▶ _Directive_
Reproduce each line that includes the word "with".
== Records provided ==
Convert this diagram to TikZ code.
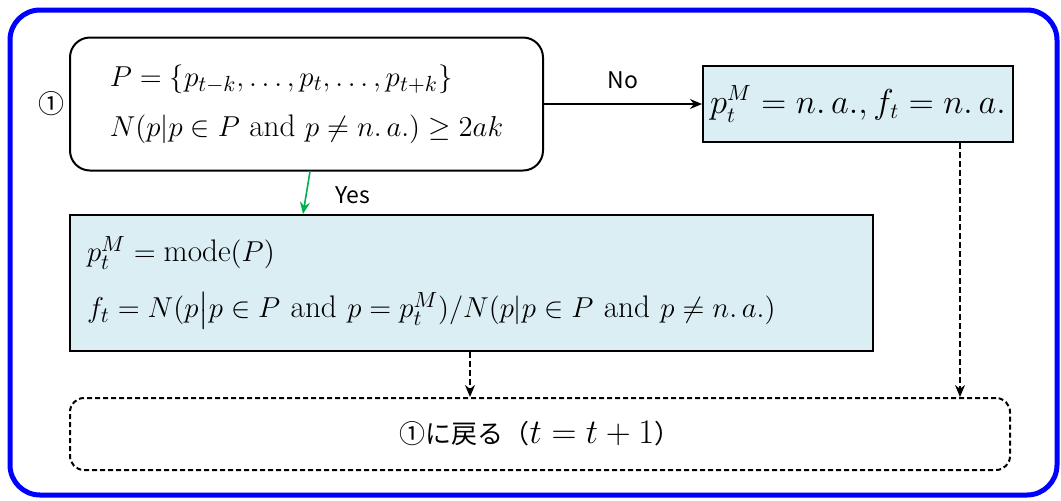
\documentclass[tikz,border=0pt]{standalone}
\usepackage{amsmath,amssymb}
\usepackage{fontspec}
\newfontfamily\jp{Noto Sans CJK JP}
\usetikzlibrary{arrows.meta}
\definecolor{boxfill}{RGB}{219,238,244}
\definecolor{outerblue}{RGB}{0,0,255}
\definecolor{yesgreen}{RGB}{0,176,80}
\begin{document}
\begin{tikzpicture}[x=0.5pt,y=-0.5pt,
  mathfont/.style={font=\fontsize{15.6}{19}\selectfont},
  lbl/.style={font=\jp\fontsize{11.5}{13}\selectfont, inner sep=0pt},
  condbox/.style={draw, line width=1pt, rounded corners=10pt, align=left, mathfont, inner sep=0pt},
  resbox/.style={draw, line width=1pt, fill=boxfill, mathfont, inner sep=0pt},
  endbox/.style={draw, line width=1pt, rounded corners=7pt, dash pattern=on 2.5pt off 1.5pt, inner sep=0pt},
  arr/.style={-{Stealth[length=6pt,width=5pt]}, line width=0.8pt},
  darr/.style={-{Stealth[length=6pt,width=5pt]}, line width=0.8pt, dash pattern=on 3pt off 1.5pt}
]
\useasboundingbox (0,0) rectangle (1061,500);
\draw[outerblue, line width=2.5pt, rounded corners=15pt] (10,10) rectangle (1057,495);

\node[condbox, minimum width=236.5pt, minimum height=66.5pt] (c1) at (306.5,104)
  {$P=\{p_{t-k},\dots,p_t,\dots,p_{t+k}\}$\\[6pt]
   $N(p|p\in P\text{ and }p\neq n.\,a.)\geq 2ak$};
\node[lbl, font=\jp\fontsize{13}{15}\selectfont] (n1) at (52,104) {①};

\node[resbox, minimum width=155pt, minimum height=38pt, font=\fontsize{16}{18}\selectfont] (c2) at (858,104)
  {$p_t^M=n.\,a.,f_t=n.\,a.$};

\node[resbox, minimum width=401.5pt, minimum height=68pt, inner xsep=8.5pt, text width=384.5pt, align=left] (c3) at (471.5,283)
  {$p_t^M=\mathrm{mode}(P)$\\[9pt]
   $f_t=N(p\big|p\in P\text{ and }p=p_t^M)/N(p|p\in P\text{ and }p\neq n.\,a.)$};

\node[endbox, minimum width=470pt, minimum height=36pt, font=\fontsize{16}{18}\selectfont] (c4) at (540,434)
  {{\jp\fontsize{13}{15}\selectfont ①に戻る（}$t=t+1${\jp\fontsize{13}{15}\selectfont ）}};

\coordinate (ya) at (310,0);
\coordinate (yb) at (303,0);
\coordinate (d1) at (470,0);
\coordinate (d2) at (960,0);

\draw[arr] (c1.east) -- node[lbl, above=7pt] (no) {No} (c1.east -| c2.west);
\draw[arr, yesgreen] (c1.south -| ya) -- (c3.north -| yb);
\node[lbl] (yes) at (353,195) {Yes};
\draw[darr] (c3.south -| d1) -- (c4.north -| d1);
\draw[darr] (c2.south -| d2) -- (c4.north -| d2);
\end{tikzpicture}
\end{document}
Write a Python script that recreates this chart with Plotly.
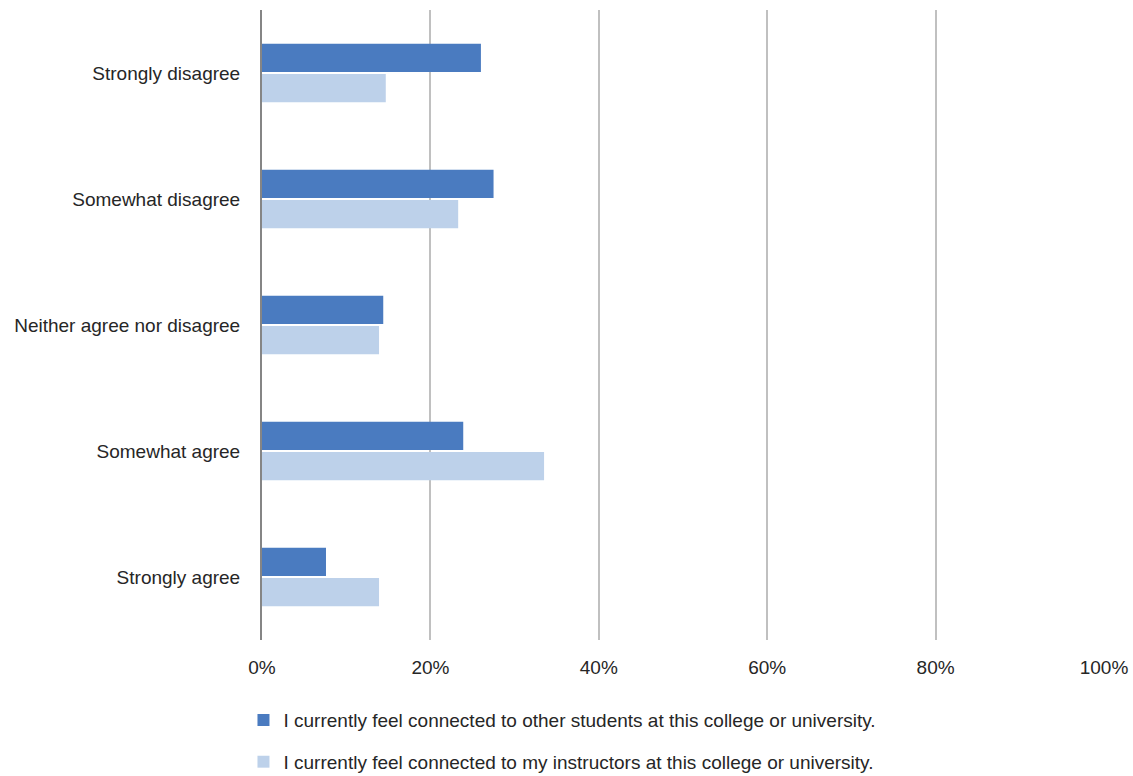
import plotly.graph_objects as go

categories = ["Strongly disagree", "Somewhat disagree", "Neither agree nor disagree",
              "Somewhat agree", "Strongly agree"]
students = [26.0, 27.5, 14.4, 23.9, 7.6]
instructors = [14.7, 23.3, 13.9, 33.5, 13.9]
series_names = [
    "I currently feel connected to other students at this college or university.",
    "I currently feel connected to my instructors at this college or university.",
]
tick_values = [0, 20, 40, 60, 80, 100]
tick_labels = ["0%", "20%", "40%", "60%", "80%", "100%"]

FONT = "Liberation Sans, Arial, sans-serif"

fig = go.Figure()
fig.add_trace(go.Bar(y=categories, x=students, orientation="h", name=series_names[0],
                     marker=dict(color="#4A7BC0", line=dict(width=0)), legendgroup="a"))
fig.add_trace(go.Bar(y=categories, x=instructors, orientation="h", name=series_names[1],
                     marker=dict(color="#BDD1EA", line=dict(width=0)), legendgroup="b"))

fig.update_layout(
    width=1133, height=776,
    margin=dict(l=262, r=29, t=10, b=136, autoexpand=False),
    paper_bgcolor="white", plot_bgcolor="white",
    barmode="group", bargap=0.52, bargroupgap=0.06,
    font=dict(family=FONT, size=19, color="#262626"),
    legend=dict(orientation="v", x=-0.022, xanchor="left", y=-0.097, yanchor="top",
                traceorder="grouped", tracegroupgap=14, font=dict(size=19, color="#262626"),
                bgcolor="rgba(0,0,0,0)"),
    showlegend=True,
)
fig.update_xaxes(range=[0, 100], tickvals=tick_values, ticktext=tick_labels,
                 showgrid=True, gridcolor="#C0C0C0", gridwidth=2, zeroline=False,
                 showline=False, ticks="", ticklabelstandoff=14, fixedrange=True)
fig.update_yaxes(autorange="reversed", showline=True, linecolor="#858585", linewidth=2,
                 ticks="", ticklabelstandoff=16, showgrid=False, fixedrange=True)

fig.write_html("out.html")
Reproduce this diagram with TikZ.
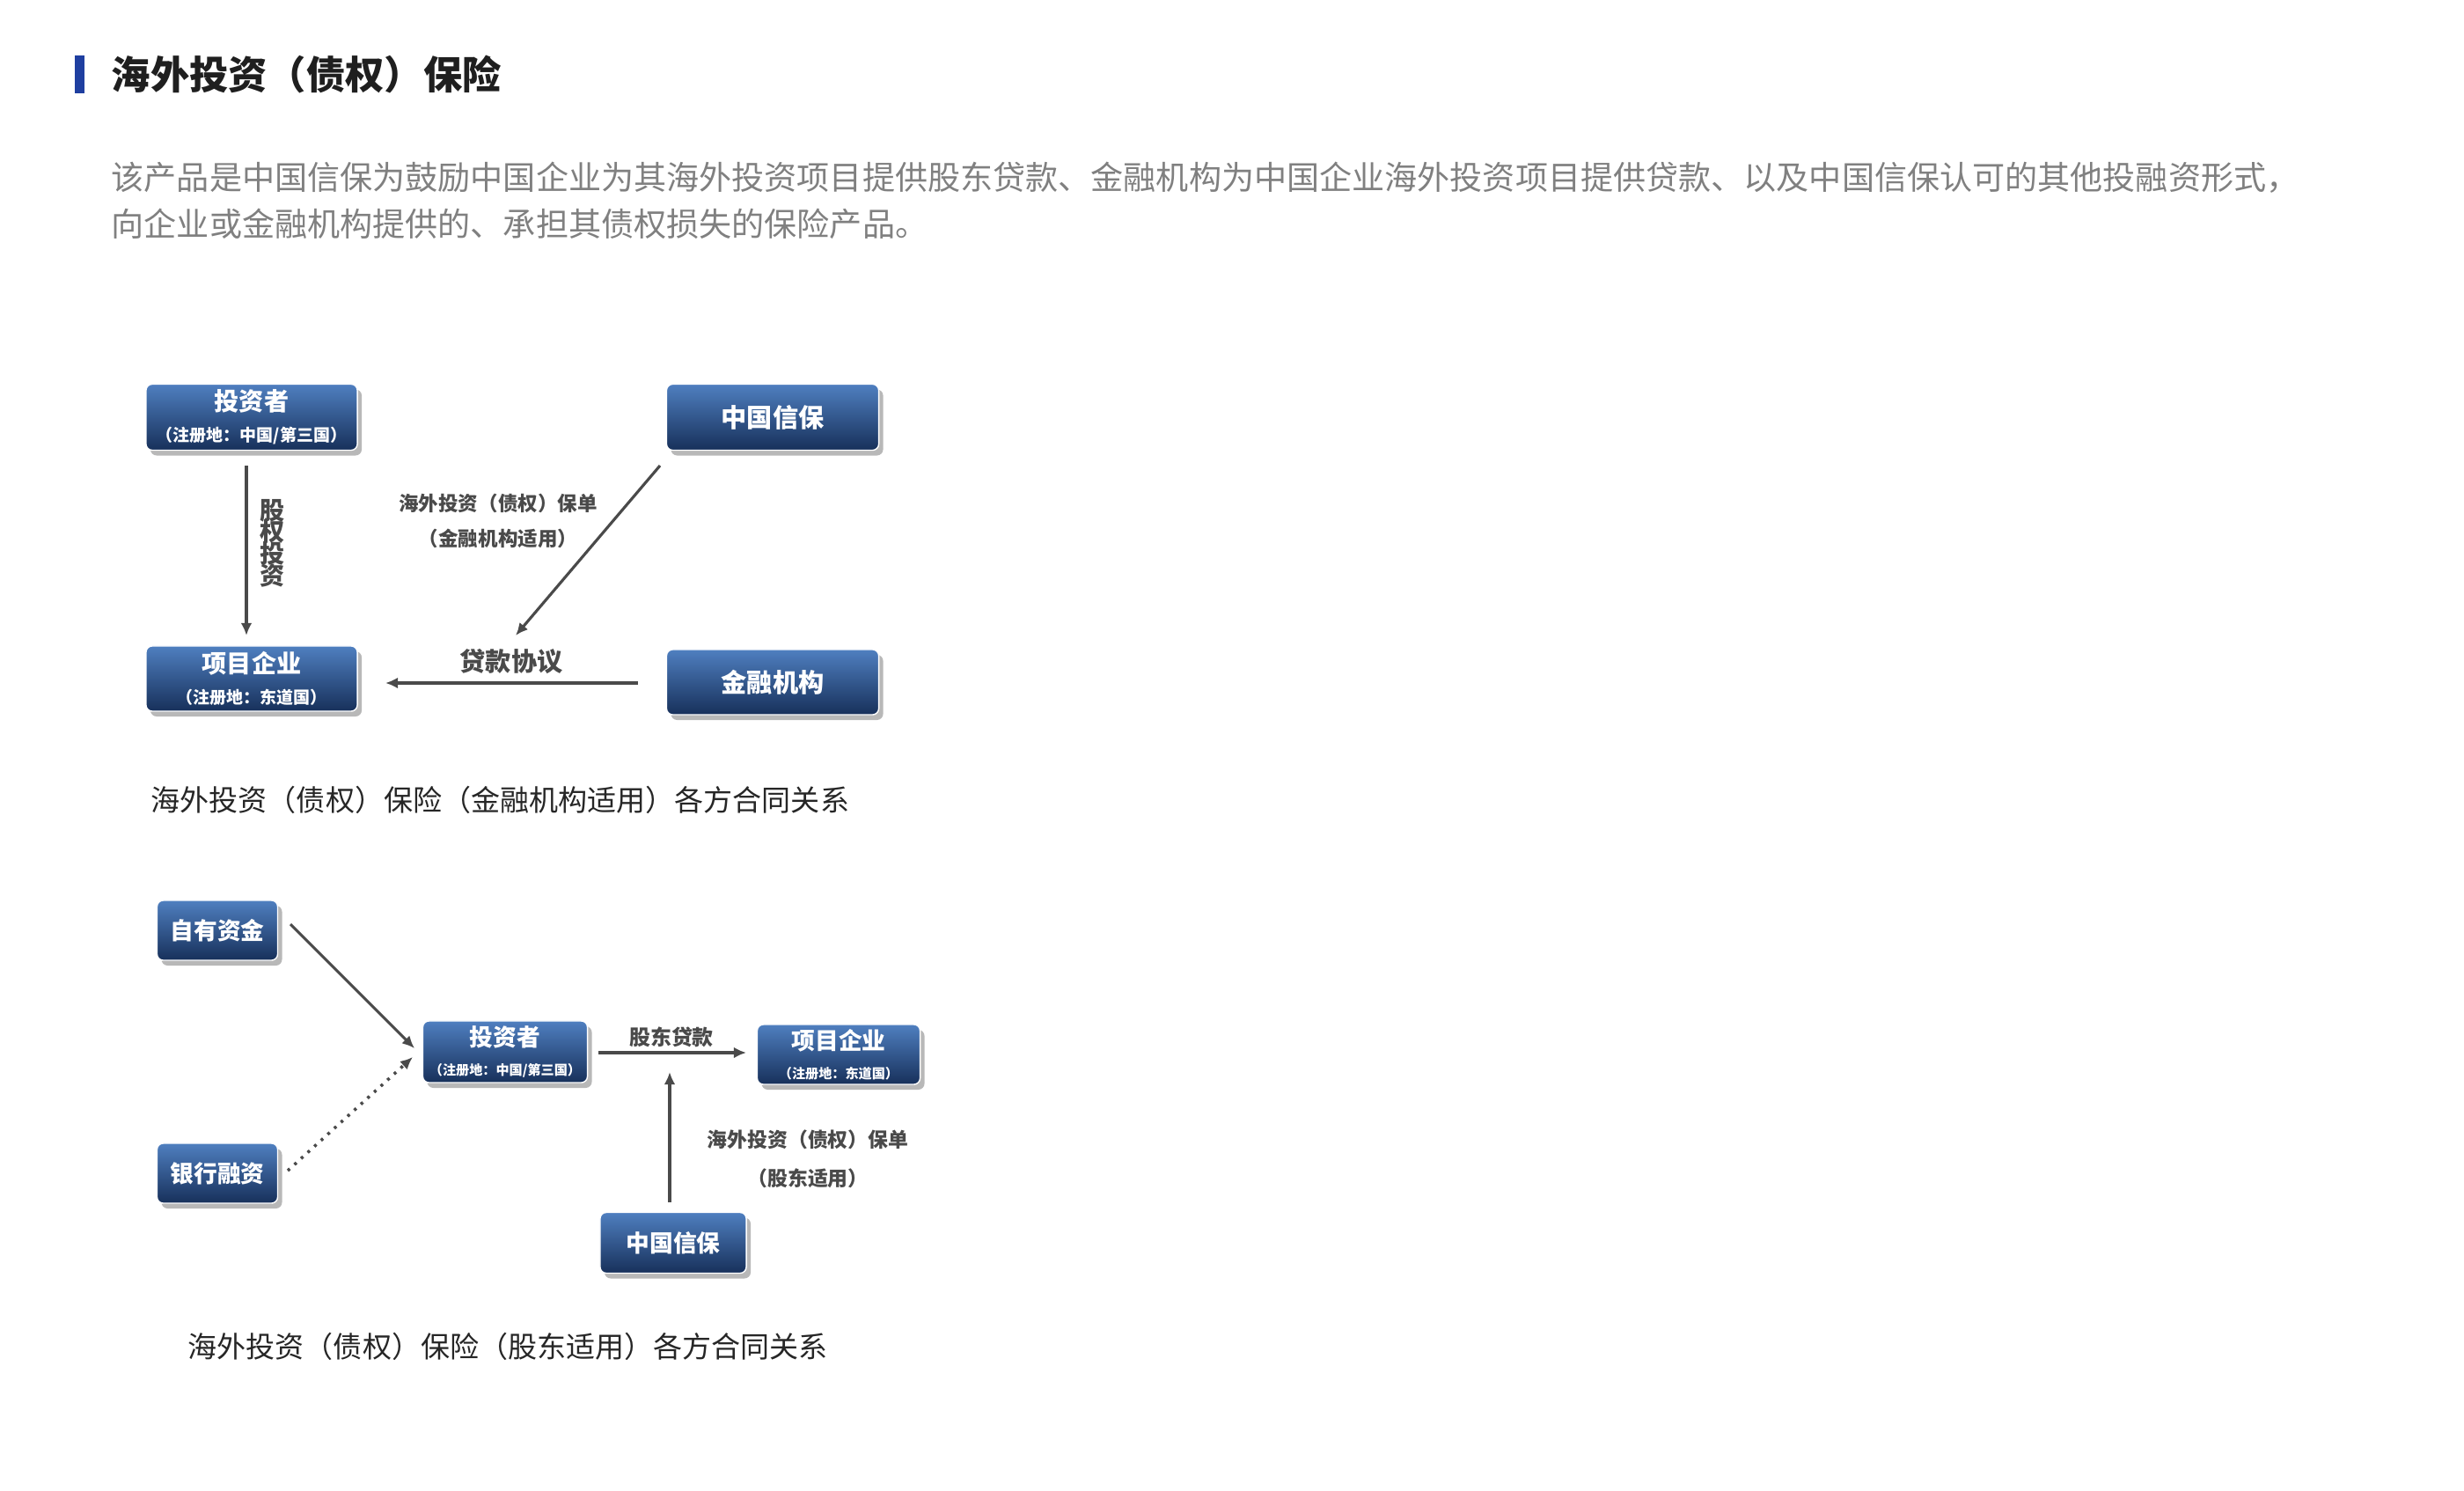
===
▶ _Result of the task_
Write a Python script that recreates this chart with Plotly.
Reproduce this diagram with TikZ.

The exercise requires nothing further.